The launch of Wired’s iPad app in June was heralded as a new dawn for magazine publishers: the app generated 100,000 downloads, exceeding print single copy sales (which reached 77,443 in June, according to the Audit Bureau of Circulations), without cannibalizing print.
In the days since, Wired’s iPad expectations have come back to earth. In July, the magazine posted 31,000 single copy sales for the digital replica, compared to 67,000 for the magazine, according to ABC’s Rapid Report. By August, the latest month tracked, Wired generated 28,000 single copy sales for the digital replica, versus 91,000 single copy sales for the magazine.
Obviously, a techie audience like Wired’s is going to “kick the tires” of the new app and subsequent issues will be hard pressed to live up to the launch, but Wired’s iPad app today is averaging nearly a quarter of its initial sales.
Men’s Health has seen a similar, albeit less dramatic pattern with its digital issues. In May, the magazine saw 3,602 single copy sales for its iPad app (compared to 435,079 single copy sales in print). In June (the latest month reported), Men’s Health generated 2,912 single copy sales in digital, versus 446,944 in print.

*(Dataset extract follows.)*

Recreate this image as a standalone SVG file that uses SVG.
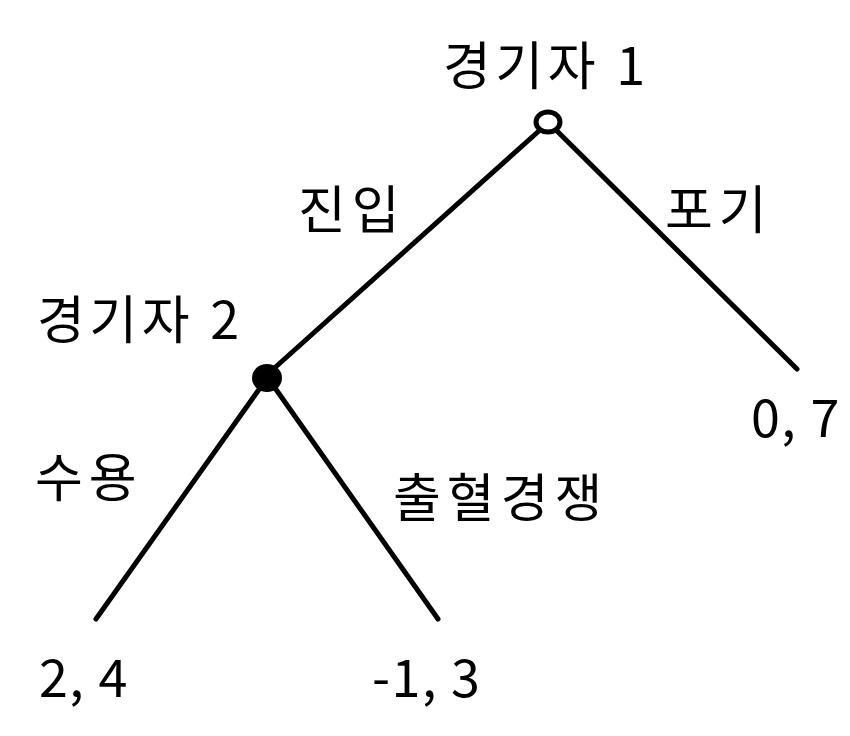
<svg xmlns="http://www.w3.org/2000/svg" width="850" height="736" viewBox="0 0 850 736">
<style>
text{font-family:"Noto Sans CJK KR","Noto Sans",sans-serif;font-size:52px;letter-spacing:1.5px;fill:#000}
.p{letter-spacing:4.5px}
.h{letter-spacing:6px}
.e{stroke:#000;stroke-width:5;stroke-linecap:round;fill:none}
</style>
<rect width="850" height="736" fill="#fff"/>
<g id="connectors">
<line class="e" x1="540" y1="130" x2="270" y2="372"/>
<line class="e" x1="556" y1="130" x2="797" y2="369"/>
<line class="e" x1="260" y1="388" x2="96" y2="619"/>
<line class="e" x1="275" y1="388" x2="438" y2="619"/>
</g>
<g id="player1">
<ellipse cx="548" cy="122" rx="12" ry="10" fill="#fff" stroke="#000" stroke-width="5"/>
<text class="p" x="443" y="85">경기자 1</text>
</g>
<g id="player2">
<ellipse cx="267" cy="378" rx="15" ry="14" fill="#000"/>
<text class="p" x="37" y="339">경기자 2</text>
</g>
<g id="labels">
<text class="h" x="298" y="229">진입</text>
<text class="h" x="665" y="229">포기</text>
<text class="h" x="35" y="497">수용</text>
<text class="h" x="393" y="517">출혈경쟁</text>
</g>
<g id="payoffs">
<text x="39" y="697">2, 4</text>
<text x="372" y="697">-1, 3</text>
<text x="751" y="437">0, 7</text>
</g>
</svg>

Yes, it’s still early days and the point of this isn’t to pick on Wired and Men’s Health, both of which are doing very cool work and helping blaze the trail on the iPad. At this stage in the game, refining the approach is probably more important than anything else. "We’ve sold more since those numbers were originally reported, but sales are just a part of the story,” Men’s Health brand editor Matt Bean tells me. “This magazine offering is the first in a series of evolution points, and moreover, complements the rest of our industry-leading digital product line. At the brand level, we look at a scope of feedback in addition to sales to determine success, including pricing and promotion (both internally and by Apple), and on a broader company level, we’re looking at how quickly we’ve been able to bring iPad editions for all of the Rodale titles to market."
The potential is huge: Financial Times has more than 400,000 downloads with its iPad app and recently said it generated nearly $2 million in advertising. However, regardless of stunning sales numbers (Gartner Group this week said it expects tablet sales to reach 19.5 million in 2010 and 54.8 million in 2011) and what the East and West Coast technorati may think, the tablet isn’t a ubiquitous device. In a nine-hour trip to and from New York City yesterday, I saw zero iPads among commuters and pedestrians (compared to countless iPods and smartphones). I don’t doubt that tablets will attain similar status, particularly as new devices drive market prices down, but right now they just don’t offer the same market saturation.
However, the sinking numbers in single copy digital sales suggest consumer dissatisfaction with either the apps or the distribution process or both. If tablets are the future, publishers need to reverse the sinking number of downloads, and make sure apps aren’t just a fraction of the "wheezing, old" print magazine.